The difference between parties in Cyprus is relatively greater than the difference between black and white. Neither could a pragmatist businessman such as George Vasiliu on the Greek side, nor the recent Mustafa Akıncı’s “solution at any cost“ statement bordering a defeatist approach, succeeded in establishing sufficient convergence in the positions of the two sides.
Of course, it can be said that “if there was a president who had a better vision in the Greek part during the Akıncı period and was willing to make peace, it might have been different.” Would it have been different if instead of late Rauf Denktaş, Akıncı was heading the Turkish side at talks during the Vasiliu period? Vasiliu, who was probably in charge with the support of Akel, would throw the ball out of the game, just as Greek Cypriot President Nicos Anastasiades has done many times. Perhaps there will be critics of these statements as “You are prejudiced,” but the history of the Cyprus negotiations since 1968 is an exemplary witness to what I am saying.
The main position of one side is to give the Turkish Cypriots as little communal but as broad personal rights as possible, and to move the existing singular state structure, regardless of name, to a federal status with some cosmetic constitutional amendments. Patching the Turkish Cypriots into the Greek-dominated Republic of Cyprus as a minority is the focus of Greek Cypriot politics, regardless of who is in power. Territory, property ownership, troops and mainland settlers issues, of course, are important, but the Greek Cypriots may be more generous in these areas if the Turkish Cypriots accept minority status. Who knows, maybe someone could even develop formulas like the American Acheson plan of 1963-1964, which envisaged giving Turkey the opportunity to have British bases like base on the island.
For the Turkish side, the negotiation process, which began to defend partnership rights, continued with autonomous governance, cantonal arrangements and developed over time on the wrongs of the Greek side -- first a stance closer to a federal, then closer to a confederation, and now a two-state solution position. The main issue of disagreement in Greek and Turkish Cypriot positions has always been the ownership of sovereignty issue right from the very beginning. While the Turkish Cypriots evolved from a position of “equality in sovereignty” to “sovereign partnership” and even “equal two states,” Greeks consolidated a position based on an obsession as manifested in the latest remarks of Archbishop Chrysostomos that “majority and minority cannot be equal; Turks should settle for minority rights.” This position consolidated so much in time that because of this rigidity, it handicapped the capability of a compromise settlement by any Greek Cypriot leader. In fact, this is a summary of the 2017 Crans-Montana process and what has happened since.
Even the propaganda of “the solution will start a period of cooperation and common prosperity not only for the parties on the island, Turkey and Greece but also for the whole Mediterranean” frequently voiced by both Western think tanks and mediators have not changed the positions of the parties. The unilateral Greek hydrocarbon adventures have been responded to on the ground by the Turkish Cypriots and Turkey, and the involvement of France and the EU exacerbated the current intractable situation. With Germany’s involvement, the situation improved from the “considering sanctions” stage to a “positive agenda” climate in Turkey-EU relations has, in a sense, initiated an undeclared moratorium on hydrocarbon activities.

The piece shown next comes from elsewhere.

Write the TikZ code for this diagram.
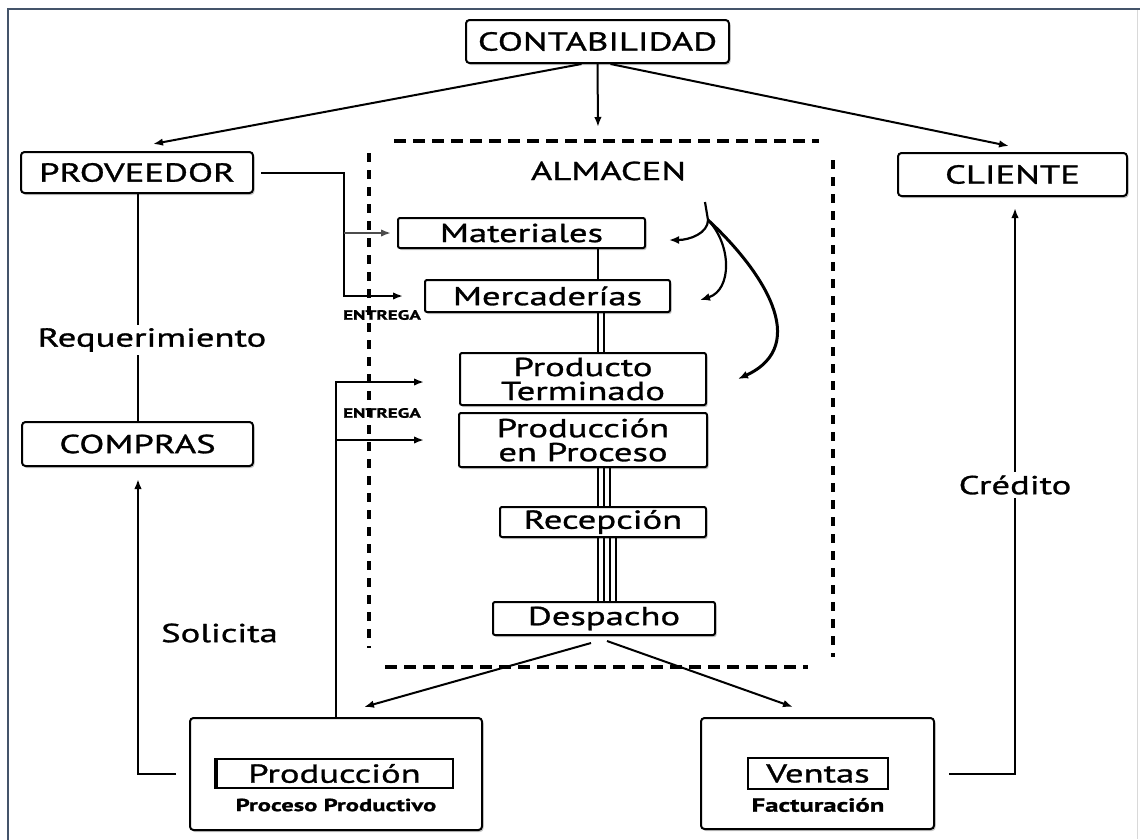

The recent New York contacts also showed once again that it is not possible to start a new Cyprus negotiation process from this day to tomorrow. Even if someone uses pressure to start the process as seen in the past, there is clearly no chance of success. Therefore, the ways of softening the positions of the two sides should be explored, and instead of insisting on the tried one, perhaps, it is necessary to prepare for an understanding with smaller and mutually beneficial cooperation steps that will carry the climate into a win-win approach with bitter concessions in the negotiations when they commence.
How great an opportunity will it be to use the hydrocarbon resources that the Turkish side has proposed many times before for the benefit of the two peoples on the island through an ad-hoc arrangement, commission, or company under the supervision and management of a U.N. agency or another trusted international institution?
Let’s not forget, it’s impossible to share something non-existent. Sharing the profit or resources is a requirement of reason. Sharing will not just make the two peoples on the island, Turkey and Greece more interdependent, but also help them achieve greater steps of development and welfare.
Let us hear Mevlana’s voice from across the ages: “Yesterday is left in the yesterday, my dear. We have to say something new today!”